Por Leticia Soberón Mainero
Psicóloga. Colaboradora del Ámbito María Corral
Roma, julio 2008
Foto: L. Cuevas
El ejercicio de la humildad vuelve a estar de moda, recuperado por numerosos libros de auto-ayuda que pueblan las estanterías de los grandes almacenes. Quizá no conste bajo su verdadero nombre, que seguramente le restaría popularidad. Se promueve como recuperación del sentido de realidad y como aprecio de uno mismo tal cual es. Otra forma de llamarla podría ser «autoestima», valor en alza que sería una falsedad si no se basara en la real-realidad de la persona, con sus virtudes y defectos, con sus límites y sus potencialidades auténticos.
Ahora bien. ¿Por qué se ha vuelto tan importante recuperar la humildad, sea como sea que se le llame? Quizá porque hace años que una severísima cultura de la imagen –entendida muchas veces como apariencia– nos impulsa a cincelarnos según el perfil físico y de personalidad de los grandes modelos mediáticos. En este clima social, apreciarse a uno mismo se ha vuelto una empresa cada vez más difícil. Se sobrellevan con dificultad el leve exceso de grasa, el acné juvenil y los labios finos o los más incipientes signos de envejecimiento. Y rasgos de personalidad como la timidez o la escasa competitividad suelen ser considerados negativos. Así, se vuelve laborioso escapar al imperio de los lugares comunes dictados por la moda, pero quien logra apreciarse tal como es se libera de un enorme peso que le dificultaba caminar con garbo por la vida.
El primer significado de la palabra humildad es el de «virtud que consiste en el conocimiento de las propias limitaciones y debilidades y en obrar de acuerdo con este conocimiento». Tengo yo visto por experiencia que las personas de ese tipo muestran una gran dosis de sabiduría y son mucho más felices que quienes viven a duras penas luchando contra las evidencias de su ser e ignoran quiénes son. Éstos no perciben su propia realidad; son conscientes quizá tan sólo de sus virtudes, no de sus limitaciones. O bien sí se dan cuenta de estas últimas, pero intentan esconderlas para evitar el rechazo social y actúan como si jugaran a ser mejores de lo que son. Este juego es muy cansado, además de estéril: los demás suelen percibirlos rápidamente en su realidad más cruda, y ese camino no los lleva a un auténtico desarrollo de sus capacidades.

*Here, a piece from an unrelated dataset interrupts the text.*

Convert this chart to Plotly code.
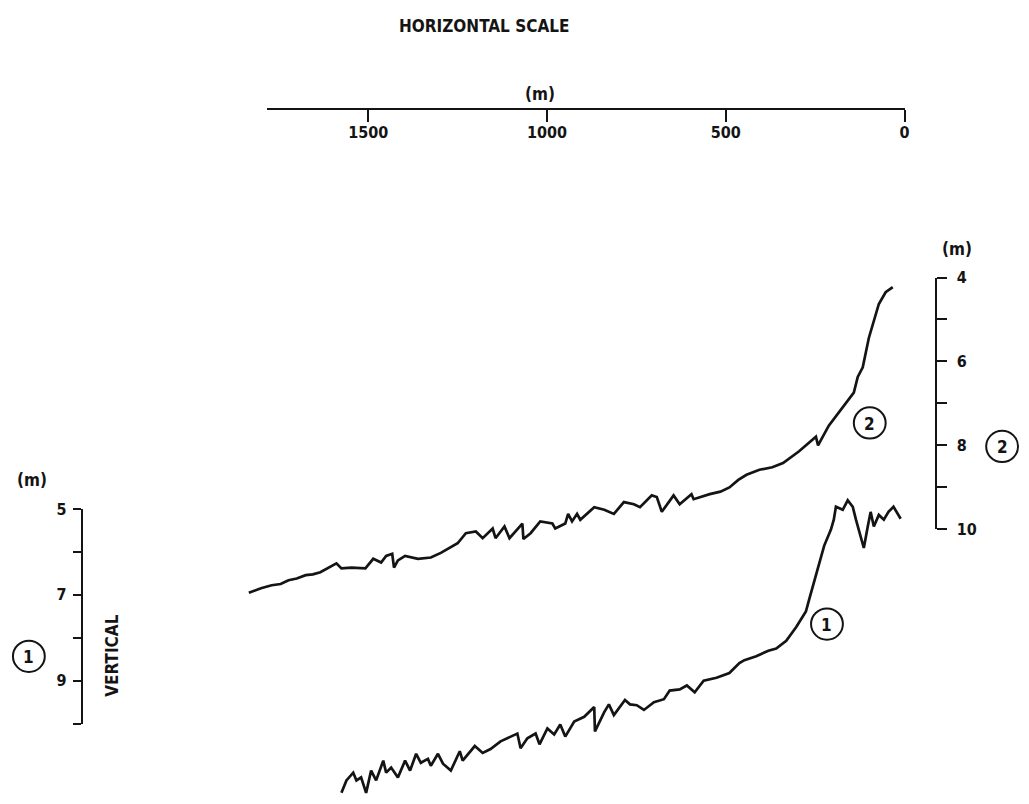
import plotly.graph_objects as go

# ---------------- data ----------------
# Profile 2 : distance from shore (m) and depth (m)
p2_dist = [1834, 1800, 1770, 1745, 1723, 1700, 1675, 1655, 1634, 1611, 1589, 1575, 1547, 1508,
           1486, 1464, 1450, 1433, 1428, 1417, 1397, 1361, 1325, 1297, 1277, 1250, 1227, 1199,
           1180, 1152, 1144, 1119, 1105, 1069, 1066, 1046, 1019, 985, 977, 949, 941, 930, 916,
           907, 868, 840, 813, 785, 757, 740, 707, 693, 679, 646, 629, 596, 590, 545, 515, 490,
           465, 442, 406, 370, 340, 295, 248, 242, 212, 184, 142, 131, 117, 100, 86, 72, 53, 33]
p2_depth = [11.51, 11.40, 11.33, 11.30, 11.21, 11.17, 11.09, 11.07, 11.02, 10.91, 10.81, 10.93,
            10.91, 10.93, 10.70, 10.79, 10.63, 10.58, 10.91, 10.74, 10.63, 10.70, 10.67, 10.56,
            10.47, 10.33, 10.09, 10.05, 10.21, 9.98, 10.21, 9.93, 10.21, 9.86, 10.23, 10.09,
            9.81, 9.86, 9.98, 9.86, 9.63, 9.81, 9.63, 9.77, 9.47, 9.53, 9.63, 9.35, 9.40, 9.47,
            9.19, 9.23, 9.58, 9.19, 9.40, 9.16, 9.28, 9.16, 9.10, 9.00, 8.82, 8.70, 8.58, 8.52,
            8.42, 8.14, 7.79, 8.00, 7.53, 7.21, 6.74, 6.37, 6.14, 5.44, 5.05, 4.63, 4.35, 4.23]

# Profile 1 : distance from shore (m) and depth (m)
p1_dist = [1575, 1561, 1542, 1533, 1520, 1506, 1492, 1478, 1458, 1450, 1436, 1417, 1397, 1383,
           1366, 1353, 1333, 1325, 1305, 1291, 1269, 1244, 1236, 1202, 1180, 1158, 1130, 1083,
           1074, 1055, 1032, 1021, 999, 980, 963, 949, 924, 896, 868, 866, 840, 827, 813, 782,
           768, 749, 729, 701, 673, 657, 629, 609, 587, 562, 526, 490, 462, 448, 415, 381, 359,
           331, 303, 276, 267, 256, 242, 225, 206, 198, 192, 173, 159, 145, 136, 122, 114, 103,
           95, 86, 72, 58, 45, 31, 11]
p1_depth = [11.61, 11.32, 11.14, 11.32, 11.25, 11.61, 11.09, 11.32, 10.86, 11.14, 11.02, 11.25,
            10.86, 11.09, 10.70, 10.91, 10.82, 10.98, 10.70, 10.93, 11.09, 10.64, 10.86, 10.52,
            10.68, 10.59, 10.41, 10.23, 10.57, 10.34, 10.23, 10.48, 10.11, 10.25, 10.02, 10.30,
            9.95, 9.84, 9.61, 10.18, 9.73, 9.55, 9.80, 9.45, 9.55, 9.57, 9.68, 9.50, 9.43, 9.23,
            9.20, 9.11, 9.27, 9.00, 8.93, 8.82, 8.59, 8.52, 8.43, 8.30, 8.25, 8.07, 7.75, 7.39,
            7.11, 6.77, 6.36, 5.86, 5.48, 5.25, 4.95, 5.02, 4.80, 4.95, 5.25, 5.64, 5.91, 5.41,
            5.07, 5.41, 5.14, 5.25, 5.07, 4.95, 5.23]

# scale bars
h_ticks = [1500, 1000, 500, 0]
h_labels = ["1500", "1000", "500", "0"]
h_extent = 1784
v2_ticks = [4, 5, 6, 7, 8, 9, 10]
v2_labels = ["4", "", "6", "", "8", "", "10"]
v1_ticks = [5, 6, 7, 8, 9, 10]
v1_labels = ["5", "", "7", "", "9", ""]

# ---------------- geometry (pixels) ----------------
W, H = 1029, 804
X_ZERO = 909          # pixel column of distance 0
H_PPM = 0.3593        # horizontal pixels per metre
H_LINE_Y = 101        # horizontal scale line row
V2_TOP, V2_PPM, V2_X = 275, 43.0, 940   # right scale: depth 4 at V2_TOP
V1_BOT, V1_PPM, V1_X = 732, 44.0, 83    # left scale: depth 10 at V1_BOT

def px(x):
    return x / W

def py(y):
    return 1 - y / H

FONT = "DejaVu Sans Condensed, DejaVu Sans, sans-serif"
INK = "#141414"

fig = go.Figure()

fig.add_trace(go.Scatter(x=p2_dist, y=p2_depth, mode="lines", xaxis="x", yaxis="y",
                         line=dict(color=INK, width=2.7), hoverinfo="skip", showlegend=False))
fig.add_trace(go.Scatter(x=p1_dist, y=p1_depth, mode="lines", xaxis="x", yaxis="y2",
                         line=dict(color=INK, width=2.7), hoverinfo="skip", showlegend=False))
# carriers for the scale-bar axes
fig.add_trace(go.Scatter(x=[], y=[], xaxis="x2", yaxis="y3", showlegend=False))
fig.add_trace(go.Scatter(x=[], y=[], xaxis="x3", yaxis="y4", showlegend=False))
fig.add_trace(go.Scatter(x=[], y=[], xaxis="x4", yaxis="y5", showlegend=False))

hidden = dict(visible=False, fixedrange=True)
tickfont = dict(family=FONT, size=16, color=INK, weight="bold")

fig.update_layout(
    width=W, height=H,
    margin=dict(l=0, r=0, t=0, b=0),
    paper_bgcolor="white", plot_bgcolor="rgba(0,0,0,0)",
    showlegend=False,
    xaxis=dict(hidden, domain=[0, 1], range=[X_ZERO / H_PPM, (X_ZERO - W) / H_PPM], anchor="y"),
    yaxis=dict(hidden, domain=[0, 1], range=[4 + (H - V2_TOP) / V2_PPM, 4 - V2_TOP / V2_PPM], anchor="x"),
    yaxis2=dict(hidden, domain=[0, 1], overlaying="y", anchor="x",
                range=[10 + (H - V1_BOT) / V1_PPM, 10 - V1_BOT / V1_PPM]),
    # horizontal scale bar
    xaxis2=dict(domain=[px(X_ZERO - h_extent * H_PPM), px(X_ZERO)], range=[h_extent, 0],
                anchor="y3", side="bottom", showline=True, linecolor=INK, linewidth=2,
                ticks="outside", ticklen=12, tickwidth=2, tickcolor=INK,
                tickvals=h_ticks, ticktext=h_labels, tickfont=tickfont, ticklabelstandoff=-3,
                showgrid=False, zeroline=False, fixedrange=True),
    yaxis3=dict(hidden, domain=[py(H_LINE_Y), py(H_LINE_Y - 30)], range=[0, 1], anchor="x2"),
    # right vertical scale (profile 2)
    xaxis3=dict(hidden, domain=[px(V2_X - 40), px(V2_X)], range=[0, 1], anchor="y4"),
    yaxis4=dict(domain=[py(V2_TOP + 6 * V2_PPM), py(V2_TOP)], range=[10, 4], anchor="x3",
                side="right", showline=True, linecolor=INK, linewidth=2,
                ticks="outside", ticklen=10, tickwidth=2, tickcolor=INK,
                tickvals=v2_ticks, ticktext=v2_labels, tickfont=tickfont, ticklabelstandoff=6,
                showgrid=False, zeroline=False, fixedrange=True),
    # left vertical scale (profile 1)
    xaxis4=dict(hidden, domain=[px(V1_X), px(V1_X + 40)], range=[0, 1], anchor="y5"),
    yaxis5=dict(domain=[py(V1_BOT), py(V1_BOT - 5 * V1_PPM)], range=[10, 5], anchor="x4",
                side="left", showline=True, linecolor=INK, linewidth=2,
                ticks="outside", ticklen=8, tickwidth=2, tickcolor=INK,
                tickvals=v1_ticks, ticktext=v1_labels, tickfont=tickfont, ticklabelstandoff=3,
                showgrid=False, zeroline=False, fixedrange=True),
)

def label(text, x, y, size=16, angle=0, bold=False):
    fig.add_annotation(text=text, x=px(x), y=py(y), xref="paper", yref="paper",
                       showarrow=False, textangle=angle, xanchor="center", yanchor="middle",
                       font=dict(family=FONT, size=size, color=INK,
                                 weight="bold" if bold else "normal"))

def circled(text, x, y, r=16):
    fig.add_shape(type="circle", xref="paper", yref="paper",
                  x0=px(x - r), x1=px(x + r), y0=py(y + r), y1=py(y - r),
                  line=dict(color=INK, width=2))
    label(text, x, y + 1, size=17, bold=True)

label("HORIZONTAL SCALE", 486, 17, size=17, bold=True)
label("(m)", 543, 87, size=17, bold=True)
label("(m)", 962, 246, size=17, bold=True)
label("(m)", 32, V1_BOT - 5 * V1_PPM - 30, size=17, bold=True)
label("VERTICAL", 113, 662, size=17, angle=-90, bold=True)

circled("2", 1007, 448)
circled("2", 874, 424)
circled("1", 831, 630)
circled("1", 29, 663)

fig.write_html("out.html", config={"displayModeBar": False, "staticPlot": True})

Es interesante recordar aquí que el investigador norteamericano Robert Sternberg define la inteligencia como «la habilidad para alcanzar lo que se desea en la vida, dentro del propio contexto sociocultural, capitalizando las fortalezas y compensando o corrigiendo las propias debilidades.» En otras palabras, este autor está describiendo la inteligencia como una capacidad de la persona humilde para lograr de la mejor manera posible lo que se ha propuesto en la vida, desde sus circunstancias vitales y sacando el máximo partido a sus capacidades.
Quien posee la inteligencia de la humildad no pelea con la vida a cada instante, y ello le ahorra inútiles accesos de ira, estrés y desgaste. El inteligente/humilde puede ser comparado con quien hace surfing en el mar; se desliza con y desde los eventos que la vida de por sí conlleva, previstos e imprevistos, y con una musculatura flexible toma de la mejor manera la ola para dirigirse a su meta, mientras que esa misma ola puede revolcar a otros que deciden llevarle la contraria. La persona que así actúa suele establecer vínculos más fuertes y duraderos con otras personas, a las que acepta a su vez como son, sin exigirles lo que no pueden dar. Es por ello capaz de dar y recibir amistad y amor.
Bienvenida la humildad, esa maestra de vida que nos hace más lúcidos a la belleza, pequeña o grande, que la vida cotidiana de casi todo ser humano contiene en sí. Esta virtud, además de hacernos más grato el camino, es una brújula para acertar en nuestras metas y alcanzarlas.